Todos nós sabemos que Rodrigo Santoro se aventurou a fazer uma carreira internacional no cinema. Muitos méritos para ele, pois isso não é para qualquer um, já que é difícil levar a cabo tal tarefa sem cair na armadilha dos estereótipos. E podemos dizer que Santoro conseguiu se sair relativamente bem nesse quesito. Talvez o papel mais lembrado de sua carreira internacional tenha sido o Xerxes de “300”. Pelo menos, até o momento em que Santoro emplacou “O Tradutor”, um verdadeiro filmaço, escolhido para ser o representante de Cuba na luta pelos finalistas ao Oscar de Melhor Filme Estrangeiro.
O plot é o seguinte. Malin (interpretado por Santoro) é um professor cubano de literatura russa na época da visita de Gorbachov à ilha. Um belo dia, seu curso é suspenso na faculdade em que trabalha e Malin é direcionado para um hospital repleto de crianças russas, vítimas da radiação da usina nuclear de Chernobyl. Ele terá a missão de ser intérprete entre os pacientes e seus pais e os médicos cubanos. A princípio, Malin repudia com veemência tal tarefa, já que tem aversão a hospitais, doenças e sofrimento, mas é repreendido pela enfermeira argentina Gladys (interpretada pela versátil atriz Maricel Álvarez). Malin trabalha durante a noite e só vai para casa pela manhã, para desespero de sua esposa Isona (interpretada por Yoandra Suárez), que está grávida e já tem um filho pequeno para cuidar. A ausência de Malin na família implode a relação, mas o professor mergulha de cabeça em seu trabalho, contando histórias infantis para as crianças e estimulando-as a desenhar e falar de si próprias em textos. O grande problema é que o fim da União Soviética mergulha Cuba numa crise e as coisas ficam ainda mais difíceis para Malin e todos.
Podemos dizer que esse é um filme que foi um verdadeiro presente para Rodrigo Santoro, pois ele foi, disparado, o melhor filme de sua carreira internacional. Essa é uma história real dirigida pelos filhos do próprio professor (Rodrigo e Sebastián Barriuso) e Santoro teve a oportunidade de fazer um personagem relativamente complexo, pois tinha uma vida confortável, com sucesso pessoal e profissional e, de uma hora para outra, sua vida vira de cabeça para baixo, com nosso protagonista tendo que lidar com emoções altamente conflituosas, odiando inicialmente seu trabalho mas depois caindo de cabeça nele, a ponto de perder sua família. Ou seja, é uma película onde podemos ver muito sofrimento, seja na óbvia situação das crianças russas, seja na família de Malin. Mas o filme teve também um quê muito lúdico nas atividades que Malin fazia com as crianças, conquistando-as.
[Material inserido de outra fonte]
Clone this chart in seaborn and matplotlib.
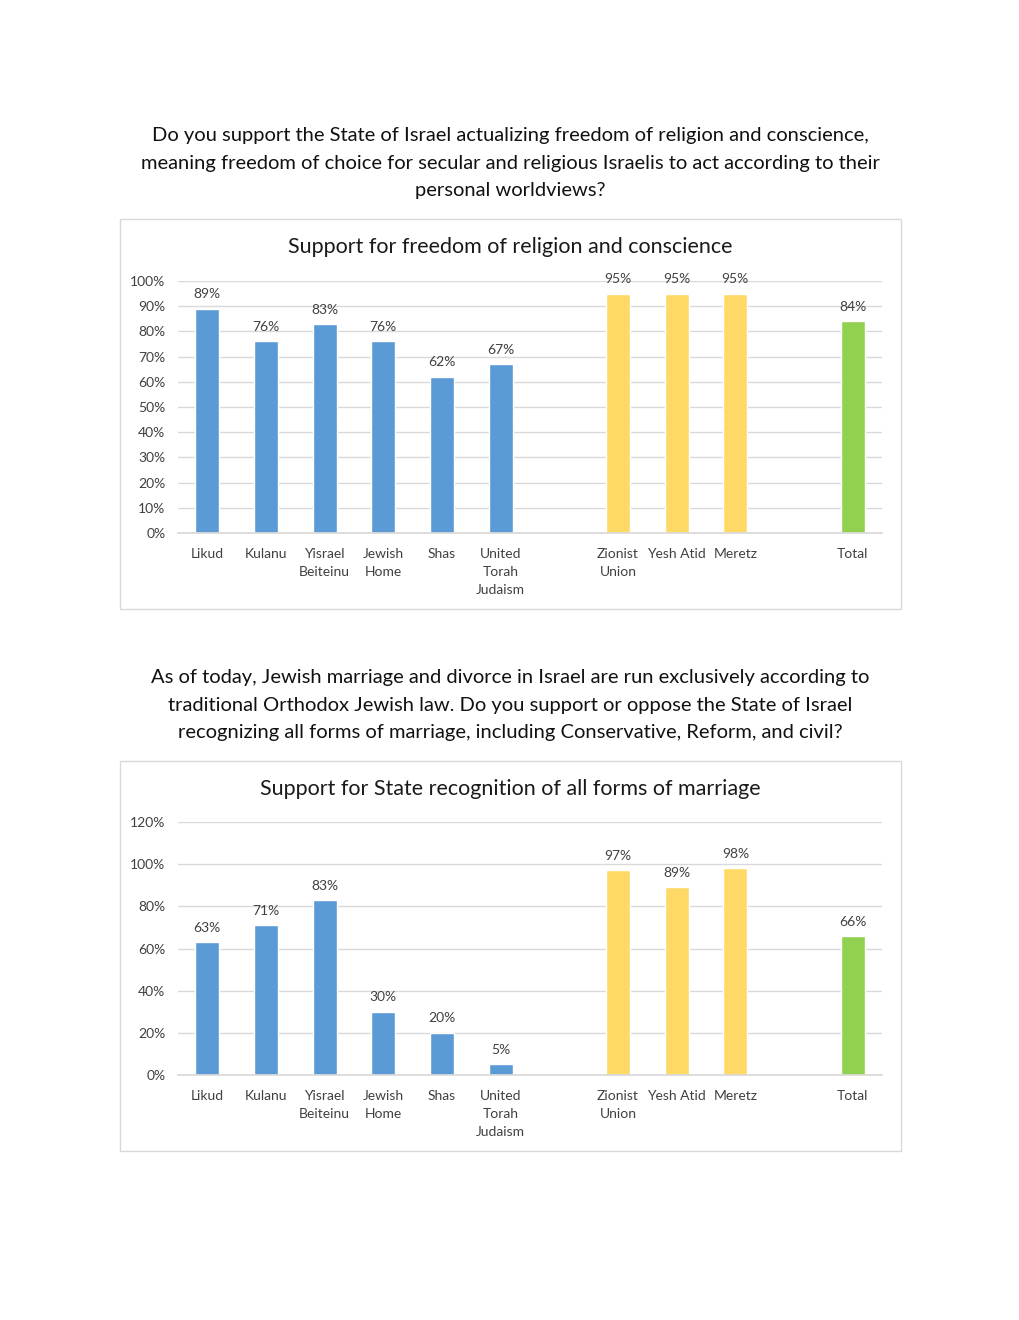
import matplotlib
matplotlib.use("Agg")
import matplotlib.pyplot as plt
import matplotlib.patches as mpatches
import pandas as pd
import seaborn as sns

parties = ["Likud", "Kulanu", "Yisrael\nBeiteinu", "Jewish\nHome", "Shas",
           "United\nTorah\nJudaism", "Zionist\nUnion", "Yesh Atid", "Meretz", "Total"]
groups = ["right"] * 6 + ["left"] * 3 + ["total"]
freedom = [0.89, 0.76, 0.83, 0.76, 0.62, 0.67, 0.95, 0.95, 0.95, 0.84]
marriage = [0.63, 0.71, 0.83, 0.30, 0.20, 0.05, 0.97, 0.89, 0.98, 0.66]

# empty slots between the blocs
order = parties[:6] + [" "] + parties[6:9] + ["  "] + parties[9:]
colors = {"right": "#5B9BD5", "left": "#FFD966", "total": "#92D050"}

q1 = ("Do you support the State of Israel actualizing freedom of religion and conscience,\n"
      "meaning freedom of choice for secular and religious Israelis to act according to their\n"
      "personal worldviews?")
q2 = ("As of today, Jewish marriage and divorce in Israel are run exclusively according to\n"
      "traditional Orthodox Jewish law. Do you support or oppose the State of Israel\n"
      "recognizing all forms of marriage, including Conservative, Reform, and civil?")

sns.set_theme(style="white")
plt.rcParams["font.family"] = ["Lato", "DejaVu Sans"]

W, H = 1020, 1320
fig = plt.figure(figsize=(W / 100, H / 100), dpi=100)


def px_rect(x0, y0, x1, y1):
    return [x0 / W, 1 - y1 / H, (x1 - x0) / W, (y1 - y0) / H]


def draw_chart(values, ymax, step, box, ax_px, title, title_y, question, q_y):
    df = pd.DataFrame({"party": parties, "group": groups, "value": values})
    b = box
    fig.patches.append(mpatches.Rectangle((b[0] / W, 1 - b[3] / H), (b[2] - b[0]) / W,
                                          (b[3] - b[1]) / H, transform=fig.transFigure,
                                          fill=False, edgecolor="#D9D9D9", lw=1))
    fig.text(0.5, 1 - q_y / H, question, ha="center", va="center", fontsize=14.5,
             color="#111111", linespacing=1.75)
    fig.text(0.5, 1 - title_y / H, title, ha="center", va="center", fontsize=15.5,
             color="#1a1a1a")
    ax = fig.add_axes(px_rect(*ax_px))
    sns.barplot(data=df, x="party", y="value", hue="group", palette=colors, order=order,
                width=0.41, legend=False, ax=ax, saturation=1)
    for c in ax.containers:
        ax.bar_label(c, labels=[f"{v * 100:.0f}%" for v in c.datavalues], padding=6,
                     fontsize=10, color="#404040")
    ax.set_ylim(0, ymax)
    ticks = [i * step for i in range(int(round(ymax / step)) + 1)]
    ax.set_yticks(ticks)
    ax.set_yticklabels([f"{t * 100:.0f}%" for t in ticks])
    ax.set_xlim(-0.5, len(order) - 0.5)
    ax.set_xlabel("")
    ax.set_ylabel("")
    ax.grid(axis="y", color="#D9D9D9", lw=1)
    ax.set_axisbelow(True)
    for s in ["left", "right", "top"]:
        ax.spines[s].set_visible(False)
    ax.spines["bottom"].set_color("#D9D9D9")
    ax.tick_params(axis="both", length=0, labelsize=10, labelcolor="#404040")
    ax.tick_params(axis="x", pad=11)
    ax.tick_params(axis="y", pad=9)
    for lab in ax.get_xticklabels():
        lab.set_verticalalignment("top")
        lab.set_linespacing(1.6)


draw_chart(freedom, 1.0, 0.1, (120, 219, 901, 609), (178, 281, 882, 533),
           "Support for freedom of religion and conscience", 247, q1, 163)
draw_chart(marriage, 1.2, 0.2, (120, 761, 901, 1151), (178, 822, 882, 1075),
           "Support for State recognition of all forms of marriage", 789, q2, 705)

fig.savefig("out.png", dpi=100, facecolor="white")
Foi muito cativante essa parte e conquistou definitivamente o espectador.
Santoro convenceu bem, com uma interpretação contida, para momentos tão extremos e chamou a atenção do público para toda uma elite intelectual cubana, algo que não estamos muito acostumados a ver nas produções cubanas (temos aqui uma co-produção Cuba-Canadá). No contexto político, houve uma crítica leve ao regime mas a culpa pela crise ficou mais atrelada a uma derrocada do socialismo. Ou seja, fica bem claro na película que, enquanto a União Soviética mantinha relações com Cuba, trocando petróleo por açúcar, os dias de socialismo na ilha eram bem prósperos. E a crise do socialismo e da União Soviética mostrou a dura realidade do embargo econômico da lei Helms-Burton. Ou seja, uma forma ligeiramente diferente de se ver a crise econômica em Cuba tal como a mídia capitalista ocidental veicula.
Dessa forma, “O Tradutor” é um filme obrigatório, pois aborda uma linda história real e consagra a carreira de nosso Rodrigo Santoro no exterior. Um verdadeiro presente para o ator e para nós, espectadores. Vale muito a pena dar uma conferida.